La bellezza di questo sport by Lucas Mahias

BlogParola di Corsaro
Tempo di lettura: 4 minuti
di Alyoska Costantino @AlyxF1
22 Settembre 2018 - 18:00

Mahias costretto a fermarsi a un giro dalla fine dopo una gara perfetta non è stata di certo la prima occasione in cui ho osservato un pilota meritevole di un successo colpito da una sfortuna simile. Hakkinen in Spagna nel 2001, Massa in Ungheria dieci anni fa, Sainz al RAC del ’98 a 700 metri dal terzo titolo mondiale, Rossi a Le Mans nel 2006 spaziando nelle moto… per quanto sia triste e immeritevole, tutto ciò fa parte del gioco. Le gare sono anche questo: a volte non sei tu pilota a tradirti con un errore, una sbandata, un fuoripista, ma è il tuo mezzo a tradirti, a negarti ciò che ti spetta meritatamente, lasciandoti a piedi.

Ciò che però ha vissuto il campione della Supersport 600 a Portimão è meritevole di essere ricordato per quel mix esplosivo di emozioni che è stato in grado di fornire a tutti quanti (e mi è dispiaciuto non aver trovato un attimo di tempo per dedicargli il giusto spazio). In primis al francese, che si è ritrovato da dominatore di un Gran Premio fondamentale per le sue chance iridate a scuotere la testa disperato all’inizio dell’ultimo giro. Da quasi in catalessi in piedi vicino alla sua R6 forata in fondo al discesone di curva 1, a riprendere la propria moto dopo la (discussa) bandiera rossa dell’ultimo giro, nel tentativo disperato di riportarla ai box entro i cinque minuti regolamentari. Vorrei tanto sapere cosa è passato nella testa del francese in quegli attimi, alle prese con una Yamaha fumante ma forse meno al limite di quanto fosse il pilota: agitazione, stress, fretta di tornare ai box, ma anche la preoccupazione di sbagliare qualcosa, di cadere, di distruggere quel poco che rimaneva di integro sulla sua moto o peggio farsi male irrimediabilmente.

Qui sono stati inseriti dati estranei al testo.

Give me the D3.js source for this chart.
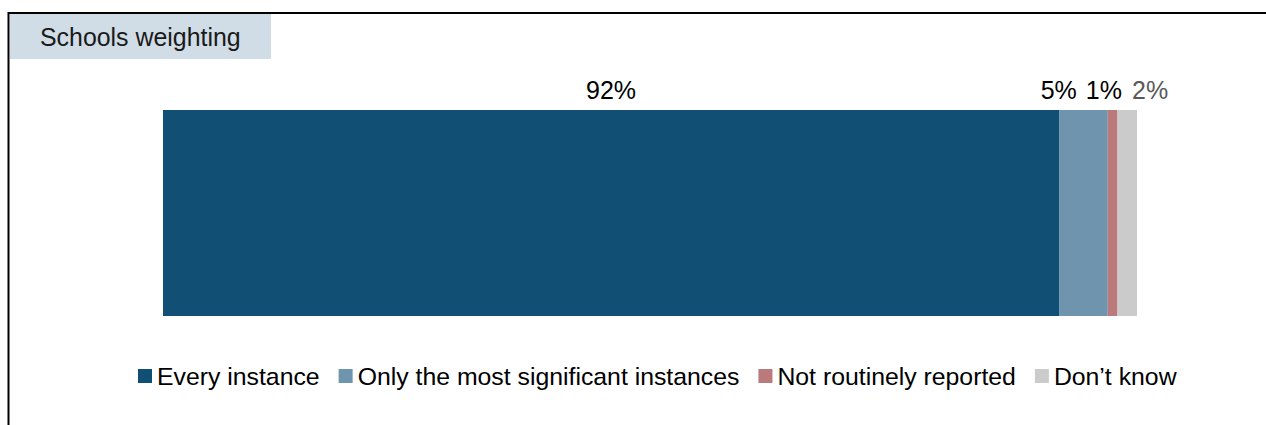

Tutto questo è sfociato in un pianto liberatorio per Lucas, accolto da un gruppo di meccanici che l’ha stretto calorosamente al ritorno ai box, sperando in un risultato dalla direzione gara appagante che alla fine non è arrivato, per un cavillo regolamentare legato alla corsia dei box utilizzata (quella vecchia). La delusione e il mancato successo che per merito spettava assolutamente a lui non cancellano i cinque minuti di tensione memorabile che io, e spero tanti altri, hanno provato.

Caso strano, questo evento sportivamente meraviglioso l’abbiamo visto solo una settimana dopo agli avvenimenti di Misano e della Moto2, con la scorrettezza di Fenati nei confronti di Manzi. Campionati diversi, moto diverse, piloti diversi, ma soprattutto emozioni profondamente diverse. Da una parte malessere, angoscia, quasi vergogna nel vedere un pilota che si tifa (italiano per giunta) tirare il freno volontariamente a un avversario; dall’altra esaltazione, cuore in gola, rispetto verso l’eroe di un’impresa simile. E guarda caso, le riviste e i quotidiani, da quanto ne so almeno, le hanno dedicato giusto dei trafiletti a fondo pagina.

E’ questo che non sopporto, di chi di corse motoristiche non ne vuol sentir parlare ma solo finché è tutto nella norma. Si bolla la Formula 1, la MotoGP o altre per loro come categorie dove dei mezzi girano a zonzo per una pista come fosse una zona di periferia, ma quando poi vediamo scene come quelle viste a Misano tutti si risvegliano giusto per dare addosso al protagonista, o protagonisti, della vicenda. Quando invece vengono mostrate in diretta immagini come quelle viste a Portimão, ecco che chi pensa di saperne così tanto tace. Io non pretendo che un non appassionato o un non fan parli di sport motoristici ogni giorno (anche perché ai gusti di ciascuno non si comanda), ma che quantomeno ci sia la decenza di non parlarne mai, non solo quando succede lo scandalo.

Termino con un grazie a Mahias e a quelli come lui, che ancora mi fanno emozionare davanti al televisore per una gara, come fossi un bimbo.